>> Start
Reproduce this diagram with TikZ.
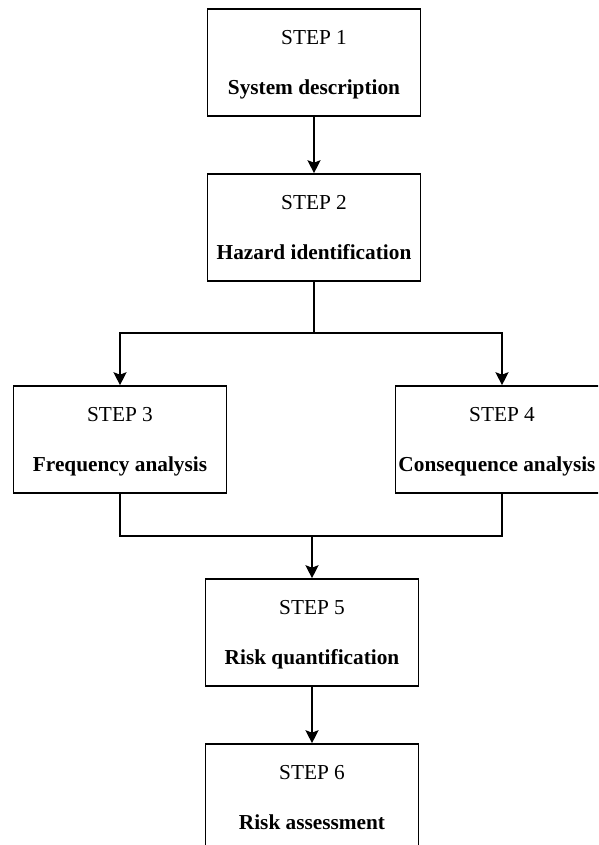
\documentclass[tikz,border=0pt]{standalone}
\usepackage{fontspec}
\setmainfont{Liberation Serif}
\usetikzlibrary{arrows.meta}
\begin{document}
\begin{tikzpicture}[x=1pt,y=-1pt,
  box/.style={draw, line width=1.6pt, minimum width=213pt, minimum height=107pt, inner sep=0pt},
  steplbl/.style={anchor=base, font=\fontsize{21.3}{24}\selectfont, inner sep=0pt},
  titlelbl/.style={anchor=base, font=\fontsize{21.3}{24}\selectfont\bfseries, inner sep=0pt},
  conn/.style={line width=1.8pt},
  arr/.style={conn, -{Stealth[length=13pt,width=13pt,inset=2.5pt]}}]
\useasboundingbox (0,0) rectangle (598,845);
\clip (0,0) rectangle (598,845);
\fill[white] (0,0) rectangle (598,845);
% boxes
\node[box] (b1) at (314,62.5) {};
\node[box] (b2) at (314,227.5) {};
\node[box] (b3) at (120,439.5) {};
\node[box] (b4) at (502,439.5) {};
\node[box] (b5) at (312,632.5) {};
\node[box] (b6) at (312,797.5) {};
% labels
\node[steplbl] (s1) at ([yshift=-36pt]b1.north) {STEP 1};
\node[titlelbl] (t1) at ([yshift=-86pt]b1.north) {System description};
\node[steplbl] (s2) at ([yshift=-36pt]b2.north) {STEP 2};
\node[titlelbl] (t2) at ([yshift=-86pt]b2.north) {Hazard identification};
\node[steplbl] (s3) at ([yshift=-36pt]b3.north) {STEP 3};
\node[titlelbl] (t3) at ([yshift=-86pt]b3.north) {Frequency analysis};
\node[steplbl] (s4) at ([yshift=-36pt]b4.north) {STEP 4};
\node[titlelbl] (t4) at ([yshift=-86pt,xshift=-5pt]b4.north) {Consequence analysis};
\node[steplbl] (s5) at ([yshift=-36pt]b5.north) {STEP 5};
\node[titlelbl] (t5) at ([yshift=-86pt]b5.north) {Risk quantification};
\node[steplbl] (s6) at ([yshift=-36pt]b6.north) {STEP 6};
\node[titlelbl] (t6) at ([yshift=-86pt]b6.north) {Risk assessment};
% connectors
\coordinate (split) at (314,333);
\coordinate (merge) at (312,536);
\draw[arr] (b1.south) -- (b2.north);
\draw[conn] (b2.south) -- (split);
\draw[arr] (split) -| (b3.north);
\draw[arr] (split) -| (b4.north);
\draw[conn] (b3.south) |- (merge);
\draw[conn] (b4.south) |- (merge);
\draw[arr] (merge) -- (b5.north);
\draw[arr] (b5.south) -- (b6.north);
\end{tikzpicture}
\end{document}
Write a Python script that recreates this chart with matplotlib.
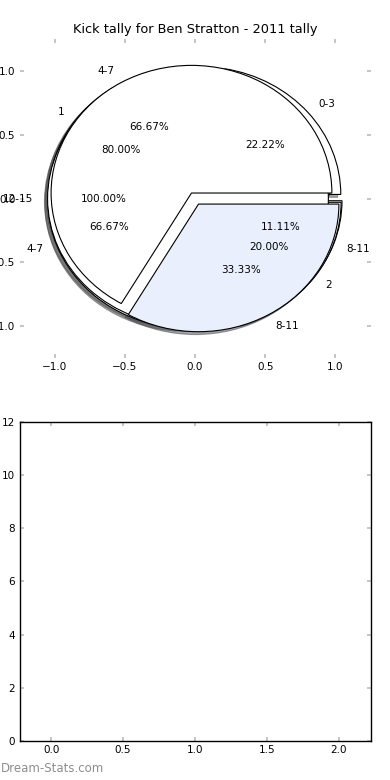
import matplotlib
matplotlib.use("Agg")
import matplotlib.pyplot as plt

# data: four pies drawn on top of each other
pie1_labels = ['0-3', '4-7', '8-11']
pie1_values = [2, 6, 1]
pie2_labels = ['1', '2']
pie2_values = [4, 1]
pie3_labels = ['12-15']
pie3_values = [1]
pie4_labels = ['4-7', '8-11']
pie4_values = [2, 1]

title = 'Kick tally for Ben Stratton - 2011 tally'
pie_ticks = [-1.0, -0.5, 0.0, 0.5, 1.0]
bar_xticks = [0.0, 0.5, 1.0, 1.5, 2.0]
bar_yticks = [0, 2, 4, 6, 8, 10, 12]

plt.rcParams['font.family'] = ['DejaVu Sans']
plt.rcParams['font.size'] = 7.5

fig, (ax1, ax2) = plt.subplots(2, 1, figsize=(3.9, 7.8), dpi=100)
fig.subplots_adjust(left=0.05, right=0.95, top=0.95, bottom=0.05, hspace=0.2)

tick_col = '#bbbbbb'
shad = {'ox': -0.016, 'oy': -0.016}

pies = [
    (pie1_values, pie1_labels, ['white', 'white', 'white']),
    (pie2_values, pie2_labels, ['white', 'white']),
    (pie3_values, pie3_labels, ['white']),
    (pie4_values, pie4_labels, ['white', '#e9effc']),
]
for vals, labs, cols in pies:
    ax1.pie(vals, labels=labs, colors=cols, explode=[0.05] * len(vals),
            autopct='%1.2f%%', shadow=shad,
            wedgeprops={'edgecolor': 'black', 'linewidth': 0.8},
            textprops={'fontsize': 7.5})

ax1.set_aspect('auto')
ax1.set_frame_on(False)
ax1.set_xlim(-1.25, 1.25)
ax1.set_ylim(-1.25, 1.25)
ax1.set_xticks(pie_ticks)
ax1.set_yticks(pie_ticks)
ax1.set_title(title, fontsize=9.3, pad=4)

ax2.set_xlim(-0.22, 2.22)
ax2.set_ylim(0, 12)
ax2.set_xticks(bar_xticks)
ax2.set_yticks(bar_yticks)
for sp in ax2.spines.values():
    sp.set_linewidth(1.0)

for ax in (ax1, ax2):
    ax.tick_params(direction='in', length=3, width=1.2, color=tick_col,
                   top=True, right=True, labelsize=7.5, pad=3)

fig.text(0.002, 0.006, 'Dream-Stats.com', color='#8e8e8e', fontsize=8.5,
         ha='left', va='bottom')

fig.savefig('out.png', dpi=100)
>> End
◆ REQUEST:
Which lines of the data include "matplotlib"? Copy each of them.

◆ EXERCISE RESPONSE:
Write a Python script that recreates this chart with matplotlib.
import matplotlib
matplotlib.use("Agg")
import matplotlib.pyplot as plt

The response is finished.